In a bid to demonstrate the LDP’s commitment to raising the profile of women in politics, Abe appointed Sanae Takaichi as the party’s policy chief, the first woman ever to hold the job. He also named Seiko Noda, 52, as chairwoman of the LDP General Council. Two years ago Noda gave birth to boy conceived from a donor egg.

Women with toddlers have served as ministers in the past. And Yuko Obuchi, 39, daughter of the late Prime Minister Keizo Obuchi, became pregnant with her second son after being appointed state minister for social affairs and gender equality in the 2008 Cabinet of Prime Minister Taro Aso. She was the first minister ever to become pregnant while serving.

But these rare cases point to the difficulty of serving as a lawmaker while also being a wife and mother.

Makiko Otsuka, a work-balance consultant, says both the voters and the political system have to change to bring greater gender, age and professional diversity to politics.

“The voters should stop expecting politicians or the public servants to completely sacrifice their lives for the country, as it is important for them to have a work-life balance to understand the real public needs,” said Otsuka, whose company, Work Life Balance Co., gave a presentation on the topic to the Lower House Budget Committee in March.

“At the same time, politics should introduce a system where results and efficiency should be evaluated rather than actual working hours,” said Otsuka, referring to Diet sessions or party meetings that take place early in the morning or late at night, the most inconvenient times for working mothers.

Marukawa has an added hurdle: Her husband, Taku Otsuka, 40, is an equally busy LDP Lower House lawmaker. They are currently the only lawmakers who are both a couple and raising a toddler.

The couple employ a baby sitter to take their son to day care in the morning and bring him home at night. Both Marukawa and Otsuka say it is especially hard when their son falls ill because sick children are barred from day care.

Leaving a fundraising party or meeting early to tend to a sick child is a no-no for both male and female lawmakers. Consequently, special arrangements have to be made with a baby sitter.

“The current day care system works for parents who have regular jobs with somewhat fixed schedules,” said Marukawa. “But as a politician, it is impossible to predict our schedule, and it is very hard to arrange baby sitters when things erupt so suddenly.”

Abe has said that the government will extend nursery leave from the current 18 months to three years to help keep mothers in the workforce. Yet female politicians will fall outside this law. There is no guarantee of maternity or nursery leave for lawmakers in the Diet.
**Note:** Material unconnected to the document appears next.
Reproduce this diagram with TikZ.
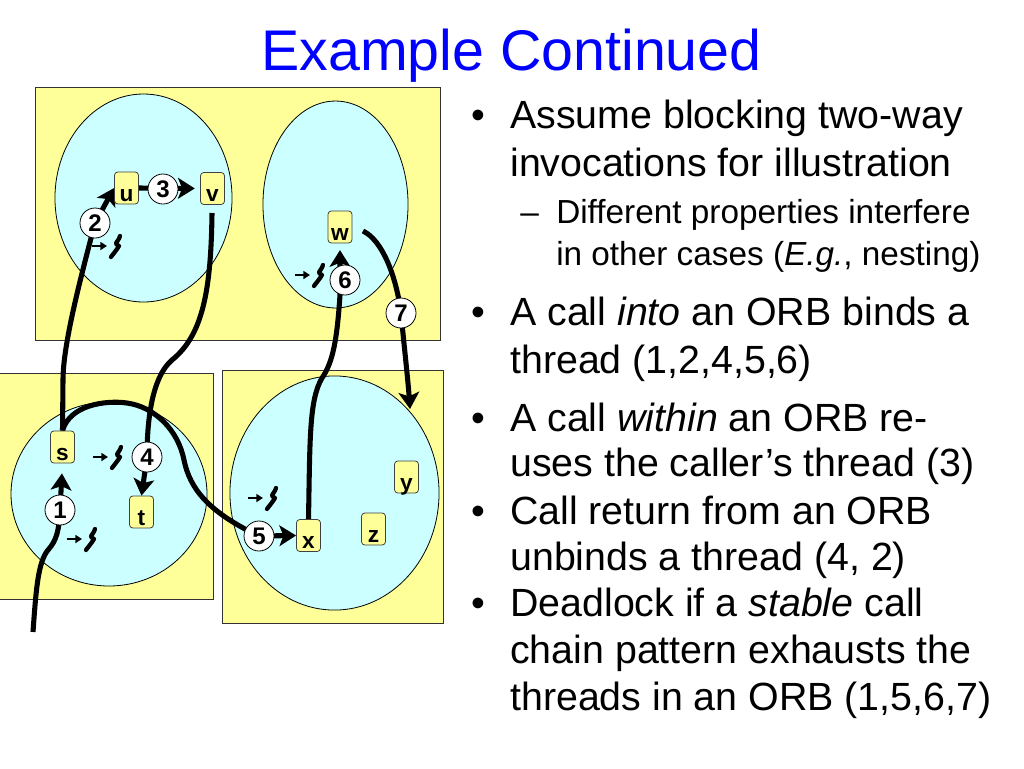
\documentclass[tikz,border=0pt]{standalone}
\usepackage{fontspec}
\setmainfont{Liberation Sans}
\usetikzlibrary{arrows.meta}
\definecolor{ylw}{HTML}{FFFF99}
\definecolor{cyn}{HTML}{CCFFFF}
\definecolor{ttl}{HTML}{0000FF}
\pgfdeclarelayer{bg}
\pgfsetlayers{bg,main}
\begin{document}
\begin{tikzpicture}[x=0.75pt,y=-0.75pt,
  panel/.style={fill=ylw,draw=black!80,line width=0.6pt},
  orb/.style={fill=cyn,draw=black,line width=0.6pt},
  obj/.style={draw=black!75,fill=ylw,rounded corners=2.5pt,line width=0.6pt,inner sep=0pt,
    minimum width=18pt,minimum height=24pt,text height=21.75pt,text depth=2.25pt,
    font=\fontsize{17}{17}\selectfont\bfseries},
  num/.style={circle,draw=black,fill=white,line width=0.6pt,inner sep=0pt,minimum size=22.5pt,
    font=\fontsize{18}{18}\selectfont\bfseries},
  call/.style={line width=3.8pt},
  callarrow/.style={line width=3.8pt,-{Stealth[length=12.5pt,width=15.5pt,inset=3pt]}},
  bl/.style={anchor=base west,inner sep=0pt,font=\fontsize{29.5}{30}\selectfont},
  sbl/.style={anchor=base west,inner sep=0pt,font=\fontsize{25}{26}\selectfont},
  dot/.style={anchor=base,inner sep=0pt,font=\fontsize{29.5}{30}\selectfont},
  thread/.pic={
    \draw[line width=1.4pt,-{Triangle[length=5pt,width=6pt]}] (-23,-1) -- (-8,-1);
    \draw[line width=3.2pt,line cap=round,line join=round] (5,-11) .. controls (4,-7) and (1,-5) .. (1,-3) -- (4,-1) .. controls (1,4) and (-2,7) .. (-4,10);
  }
]
\useasboundingbox (0,0) rectangle (1024,768);

% title
\node[anchor=base,inner sep=0pt,text=ttl,font=\fontsize{43}{43}\selectfont] (title) at (511.5,70) {Example Continued};

% objects
\node[obj] (u) at (126.5,188) {u};
\node[obj] (v) at (212.5,188.5) {v};
\node[obj] (w) at (340,227) {w};
\node[obj] (s) at (62.5,447) {s};
\node[obj] (t) at (141.5,512) {t};
\node[obj] (x) at (308.5,535.5) {x};
\node[obj] (y) at (406.5,477) {y};
\node[obj] (z) at (373.5,529) {z};

% numbered steps
\node[num] (c1) at (60,510) {1};
\node[num] (c2) at (95,223) {2};
\node[num] (c3) at (163,189) {3};
\node[num] (c4) at (147,457) {4};
\node[num] (c5) at (259,536) {5};
\node[num] (c6) at (345,280) {6};
\node[num] (c7) at (401,313) {7};

\coordinate (in1) at (33,632);
\coordinate (w7) at (363,231);
\coordinate (e7) at (410,409);
\coordinate (v4) at (212,213);

\begin{pgfonlayer}{bg}
  \fill[white] (0,0) rectangle (1024,768);
  % ORB panels
  \draw[panel] (35,87) rectangle (440,340);
  \fill[ylw] (0,373) rectangle (213,599);
  \draw[black!80,line width=0.6pt] (0,373) -- (213,373) -- (213,599) -- (0,599);
  \draw[panel] (222,370) rectangle (443,623);
  % ellipses
  \draw[orb] (143.5,198) ellipse [x radius=66.4pt, y radius=78pt];
  \draw[orb] (335.5,204.5) ellipse [x radius=54.4pt, y radius=77.6pt];
  \draw[orb] (109,494) ellipse [x radius=73.5pt, y radius=69pt];
  \draw[orb] (334.5,493) ellipse [x radius=78.4pt, y radius=87.8pt];
  % threads
  \pic at (115,247) {thread};
  \pic at (318,276) {thread};
  \pic at (116,458) {thread};
  \pic at (90,540) {thread};
  \pic at (271,499) {thread};
  % call 1
  \draw[call] (in1) .. controls (36,590) and (38,562) .. (48,550) .. controls (57,540) and (59,530) .. (c1.center);
  \draw[callarrow,shorten >=7.5pt] (c1.center) -- (s.south);
  % call 2
  \draw[call] (s.north) -- (63,380) .. controls (63,345) and (80,280) .. (c2.center);
  \draw[callarrow] (c2.center) -- (u.west);
  % call 3
  \draw[callarrow,shorten >=4pt] (u.east) -- (v.west);
  % call 4
  \draw[call] (v4) .. controls (211,290) and (203,335) .. (172,360) .. controls (152,377) and (147,420) .. (c4.center);
  \draw[callarrow] (c4.center) -- (t.north);
  % call 5
  \draw[call] (s.north) .. controls (70,405) and (105,400) .. (127,403) .. controls (155,407) and (178,430) .. (184,460) .. controls (190,490) and (210,510) .. (245,529) -- (c5.center);
  \draw[callarrow] (c5.center) -- (x.west);
  % call 6
  \draw[callarrow,shorten >=5pt] (x.north) .. controls (310,440) and (309,400) .. (322,378) .. controls (333,362) and (337,340) .. (340,295) -- (w.south);
  % call 7
  \draw[callarrow] (w7) .. controls (382,240) and (396,275) .. (c7.center) .. controls (404,345) and (408,380) .. (e7);
\end{pgfonlayer}

% bullet text
\node[dot] (d1) at (478,128.3) {•};
\node[bl] (l1) at (510,128.3) {Assume blocking two-way};
\node[bl] (l2) at (510,176.7) {invocations for illustration};
\node[sbl] (dash1) at (520,223) {–};
\node[sbl] (l3) at (556,223) {Different properties interfere};
\node[sbl] (l4) at (556,265) {in other cases (\textit{E.g.}, nesting)};
\node[dot] (d2) at (478,325) {•};
\node[bl] (l5) at (510,325) {A call \textit{into} an ORB binds a};
\node[bl] (l6) at (510,373) {thread (1,2,4,5,6)};
\node[dot] (d3) at (478,431.7) {•};
\node[bl] (l7) at (510,431.7) {A call \textit{within} an ORB re-};
\node[bl] (l8) at (510,476.7) {uses the caller’s thread (3)};
\node[dot] (d4) at (478,524) {•};
\node[bl] (l9) at (510,524) {Call return from an ORB};
\node[bl] (l10) at (510,570) {unbinds a thread (4, 2)};
\node[dot] (d5) at (478,616.7) {•};
\node[bl] (l11) at (510,616.7) {Deadlock if a \textit{stable} call};
\node[bl] (l12) at (510,663.3) {chain pattern exhausts the};
\node[bl] (l13) at (510,710) {threads in an ORB (1,5,6,7)};
\end{tikzpicture}
\end{document}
The Upper House has revised its rules to allow lawmakers to be absent when giving birth. The revision was made right before Seiko Hashimoto of the LDP, a bronze medalist in skating at the 1992 Winter Olympics in Albertville, France, became the first Upper House lawmaker to give birth in 2000.

She faced criticism from some for setting a bad example for working mothers by returning to the job just a week after giving birth. According to labor laws, expectant mothers must leave work six weeks before their due date and rest for eight weeks after giving birth.

Marukawa returned to work three months after she had her son. She said that although other female lawmakers had encouraged her to take maternity leave for at least three months, it was difficult for her to do so.

“We are elected officials, and it is hard to miss our work due to personal reasons,” Marukawa said.

The situation is much more difficult for Lower House lawmakers like Marukawa’s husband, Otsuka. Despite having four-year terms, Lower House lawmakers are at the mercy of sudden Diet dissolutions by the prime minister. Upper House lawmakers have fixed six-year terms.

“I would not recommend to any woman who is raising a child to run for a Diet seat, unless she is strongly determined to do so,” Taku Otsuka said.

Even male lawmakers are pressed by the demands of child-rearing. Their schedules are packed with meetings, ceremonies and drinking parties to woo voters, even on weekends.

“When I encouraged young male lawmakers to spend more time with their children, one of them said he would do it if that would help him win re-election,” said Marukawa.

While acknowledging that Japan needs more female politicians like her and the situation is slowing changing for the better, Marukawa said the parties need a better system to support female candidates.

“Japanese politics already sets such a high hurdle for women. The political parties should have a stronger system to support both male and female professional candidates who have no experience in the political sphere,” she said. “But at the same time, it is my job to create an environment where women can enjoy both their career and the time to raise their children.”